Experts say LNG will revolutionise the global energy trade, creating a truly free spot market for gas. So far the gas trade has been based largely on long-term contracts, with more than 2/3 of the liquefied gas from Sakhalin already reserved by Japan and South Korea, but the spot market is becoming more attractive.

Gazprom’s CEO, Aleksey Miller, says the company is working on all European gas trading platforms and plans to test other spot markets.

“The volume of our operations on the spot market for the last four years has increased 8 times, reaching 25 billion cubic meters of gas. Gazprom is trading on spot market in Europe and is going to test the water in North America.”

However, Ilya Balabanovsky, Oil and Gas Analyst at Unicredit Securities, says that leaves about 10% to be sold on the spot market or to cover unexpected shortages in case of pipeline interruptions.

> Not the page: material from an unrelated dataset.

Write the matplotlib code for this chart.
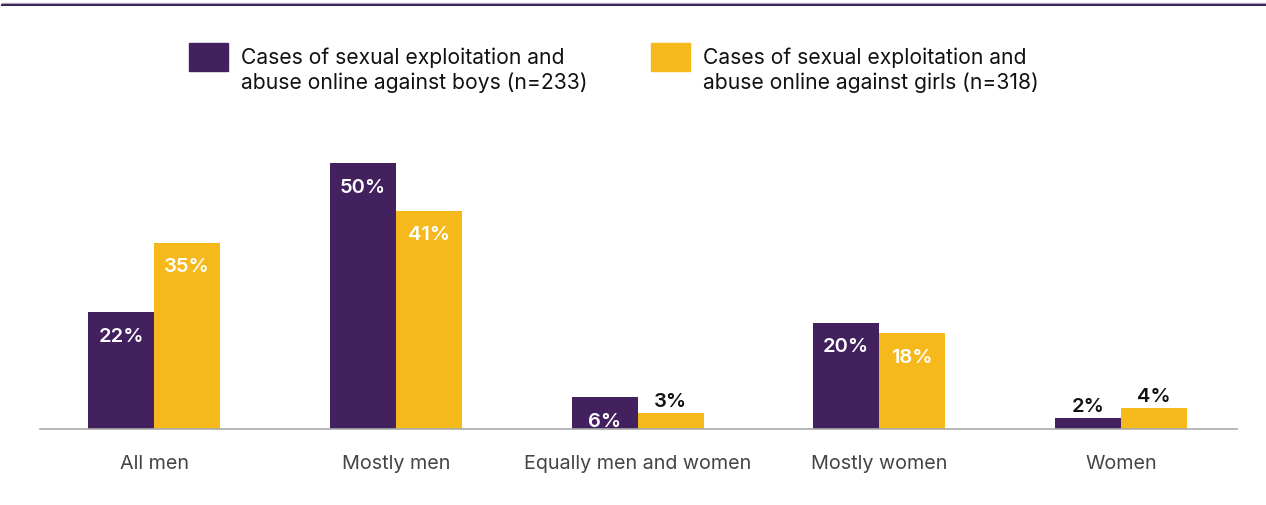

“That's the part of the overall volume that is theoretically supposed to go to the U.S. West coast or to Mexico, or if the price is high enough, to anywhere else in the world. LNG is the only way to fulfill extra demand if something happens, for example if a pipeline gets blown up or if the Ukrainian situation plays up again.”

Tatiana Mitrova, Head of the Centre for International Energy Markets Studies, says Russia's geographic location gives it an advantage in supplying gas to the most profitable markets, more quickly than other producers.

“Even from Sakhalin to the western coast of the United States, its also shorter than from Middle eastern producers, or from Indonesia or Malaysia. It gives the possibility to more quickly transport gas to the market, and to more quickly get additional profits in a period of high prices.”

Today LNG producers sell only 10% of total exports on the spot market. But experts say this figure may change significantly by 2020. When energy consumption begins to rise, as the global economy recovers, gas producers may trade a quarter of exported LNG on the spot market.